======== COLLECTED DATA
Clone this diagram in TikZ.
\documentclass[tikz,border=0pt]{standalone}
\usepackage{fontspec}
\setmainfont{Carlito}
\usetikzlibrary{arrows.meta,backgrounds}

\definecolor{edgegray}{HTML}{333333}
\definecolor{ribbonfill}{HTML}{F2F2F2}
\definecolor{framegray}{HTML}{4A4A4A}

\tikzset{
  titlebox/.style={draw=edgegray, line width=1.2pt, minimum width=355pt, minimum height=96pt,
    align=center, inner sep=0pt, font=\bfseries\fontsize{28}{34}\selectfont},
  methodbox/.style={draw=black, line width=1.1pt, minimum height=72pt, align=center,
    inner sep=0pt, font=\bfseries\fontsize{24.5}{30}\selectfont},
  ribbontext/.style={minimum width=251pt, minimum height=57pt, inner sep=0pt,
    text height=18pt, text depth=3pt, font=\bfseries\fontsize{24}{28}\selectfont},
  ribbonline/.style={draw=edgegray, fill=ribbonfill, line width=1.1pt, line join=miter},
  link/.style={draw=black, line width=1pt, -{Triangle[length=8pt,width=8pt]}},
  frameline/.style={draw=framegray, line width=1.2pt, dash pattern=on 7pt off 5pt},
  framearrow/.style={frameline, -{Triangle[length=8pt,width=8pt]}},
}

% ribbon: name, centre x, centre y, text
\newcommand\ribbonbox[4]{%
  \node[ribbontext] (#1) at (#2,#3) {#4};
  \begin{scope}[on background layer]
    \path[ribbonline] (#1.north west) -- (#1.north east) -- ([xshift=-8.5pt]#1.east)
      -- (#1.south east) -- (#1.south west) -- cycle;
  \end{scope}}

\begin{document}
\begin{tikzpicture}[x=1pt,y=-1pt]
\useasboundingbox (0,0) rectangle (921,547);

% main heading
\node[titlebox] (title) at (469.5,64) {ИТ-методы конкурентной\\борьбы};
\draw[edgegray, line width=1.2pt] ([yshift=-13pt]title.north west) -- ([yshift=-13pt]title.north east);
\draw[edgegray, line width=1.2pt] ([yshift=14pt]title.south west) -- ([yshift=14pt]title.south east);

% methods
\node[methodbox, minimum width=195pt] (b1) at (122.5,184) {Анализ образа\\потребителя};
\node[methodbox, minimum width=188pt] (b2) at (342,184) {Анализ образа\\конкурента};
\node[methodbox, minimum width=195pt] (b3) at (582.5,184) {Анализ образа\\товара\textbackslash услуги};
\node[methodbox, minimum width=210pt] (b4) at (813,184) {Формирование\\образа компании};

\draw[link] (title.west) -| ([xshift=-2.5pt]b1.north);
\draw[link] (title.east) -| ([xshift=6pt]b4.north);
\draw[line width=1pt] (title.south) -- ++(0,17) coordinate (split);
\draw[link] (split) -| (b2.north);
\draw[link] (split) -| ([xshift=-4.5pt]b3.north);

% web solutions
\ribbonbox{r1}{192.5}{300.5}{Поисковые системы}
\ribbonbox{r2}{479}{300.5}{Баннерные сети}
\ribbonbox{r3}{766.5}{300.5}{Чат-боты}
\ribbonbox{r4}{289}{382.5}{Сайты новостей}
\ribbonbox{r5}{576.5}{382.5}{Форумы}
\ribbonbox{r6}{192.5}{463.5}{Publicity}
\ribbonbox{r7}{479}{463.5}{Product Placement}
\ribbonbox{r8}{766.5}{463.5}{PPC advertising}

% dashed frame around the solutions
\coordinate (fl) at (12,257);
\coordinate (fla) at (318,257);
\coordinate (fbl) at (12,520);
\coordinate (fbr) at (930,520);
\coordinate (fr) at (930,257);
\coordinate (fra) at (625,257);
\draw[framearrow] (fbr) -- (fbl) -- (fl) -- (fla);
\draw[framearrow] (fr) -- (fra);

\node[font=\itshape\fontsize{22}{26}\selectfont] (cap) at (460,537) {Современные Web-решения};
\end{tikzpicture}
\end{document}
================
» **TASK STATEMENT**: Return the listing above in its exact form.

» **COMPLETE OUTPUT**:
Clone this diagram in TikZ.
\documentclass[tikz,border=0pt]{standalone}
\usepackage{fontspec}
\setmainfont{Carlito}
\usetikzlibrary{arrows.meta,backgrounds}

\definecolor{edgegray}{HTML}{333333}
\definecolor{ribbonfill}{HTML}{F2F2F2}
\definecolor{framegray}{HTML}{4A4A4A}

\tikzset{
  titlebox/.style={draw=edgegray, line width=1.2pt, minimum width=355pt, minimum height=96pt,
    align=center, inner sep=0pt, font=\bfseries\fontsize{28}{34}\selectfont},
  methodbox/.style={draw=black, line width=1.1pt, minimum height=72pt, align=center,
    inner sep=0pt, font=\bfseries\fontsize{24.5}{30}\selectfont},
  ribbontext/.style={minimum width=251pt, minimum height=57pt, inner sep=0pt,
    text height=18pt, text depth=3pt, font=\bfseries\fontsize{24}{28}\selectfont},
  ribbonline/.style={draw=edgegray, fill=ribbonfill, line width=1.1pt, line join=miter},
  link/.style={draw=black, line width=1pt, -{Triangle[length=8pt,width=8pt]}},
  frameline/.style={draw=framegray, line width=1.2pt, dash pattern=on 7pt off 5pt},
  framearrow/.style={frameline, -{Triangle[length=8pt,width=8pt]}},
}

% ribbon: name, centre x, centre y, text
\newcommand\ribbonbox[4]{%
  \node[ribbontext] (#1) at (#2,#3) {#4};
  \begin{scope}[on background layer]
    \path[ribbonline] (#1.north west) -- (#1.north east) -- ([xshift=-8.5pt]#1.east)
      -- (#1.south east) -- (#1.south west) -- cycle;
  \end{scope}}

\begin{document}
\begin{tikzpicture}[x=1pt,y=-1pt]
\useasboundingbox (0,0) rectangle (921,547);

% main heading
\node[titlebox] (title) at (469.5,64) {ИТ-методы конкурентной\\борьбы};
\draw[edgegray, line width=1.2pt] ([yshift=-13pt]title.north west) -- ([yshift=-13pt]title.north east);
\draw[edgegray, line width=1.2pt] ([yshift=14pt]title.south west) -- ([yshift=14pt]title.south east);

% methods
\node[methodbox, minimum width=195pt] (b1) at (122.5,184) {Анализ образа\\потребителя};
\node[methodbox, minimum width=188pt] (b2) at (342,184) {Анализ образа\\конкурента};
\node[methodbox, minimum width=195pt] (b3) at (582.5,184) {Анализ образа\\товара\textbackslash услуги};
\node[methodbox, minimum width=210pt] (b4) at (813,184) {Формирование\\образа компании};

\draw[link] (title.west) -| ([xshift=-2.5pt]b1.north);
\draw[link] (title.east) -| ([xshift=6pt]b4.north);
\draw[line width=1pt] (title.south) -- ++(0,17) coordinate (split);
\draw[link] (split) -| (b2.north);
\draw[link] (split) -| ([xshift=-4.5pt]b3.north);

% web solutions
\ribbonbox{r1}{192.5}{300.5}{Поисковые системы}
\ribbonbox{r2}{479}{300.5}{Баннерные сети}
\ribbonbox{r3}{766.5}{300.5}{Чат-боты}
\ribbonbox{r4}{289}{382.5}{Сайты новостей}
\ribbonbox{r5}{576.5}{382.5}{Форумы}
\ribbonbox{r6}{192.5}{463.5}{Publicity}
\ribbonbox{r7}{479}{463.5}{Product Placement}
\ribbonbox{r8}{766.5}{463.5}{PPC advertising}

% dashed frame around the solutions
\coordinate (fl) at (12,257);
\coordinate (fla) at (318,257);
\coordinate (fbl) at (12,520);
\coordinate (fbr) at (930,520);
\coordinate (fr) at (930,257);
\coordinate (fra) at (625,257);
\draw[framearrow] (fbr) -- (fbl) -- (fl) -- (fla);
\draw[framearrow] (fr) -- (fra);

\node[font=\itshape\fontsize{22}{26}\selectfont] (cap) at (460,537) {Современные Web-решения};
\end{tikzpicture}
\end{document}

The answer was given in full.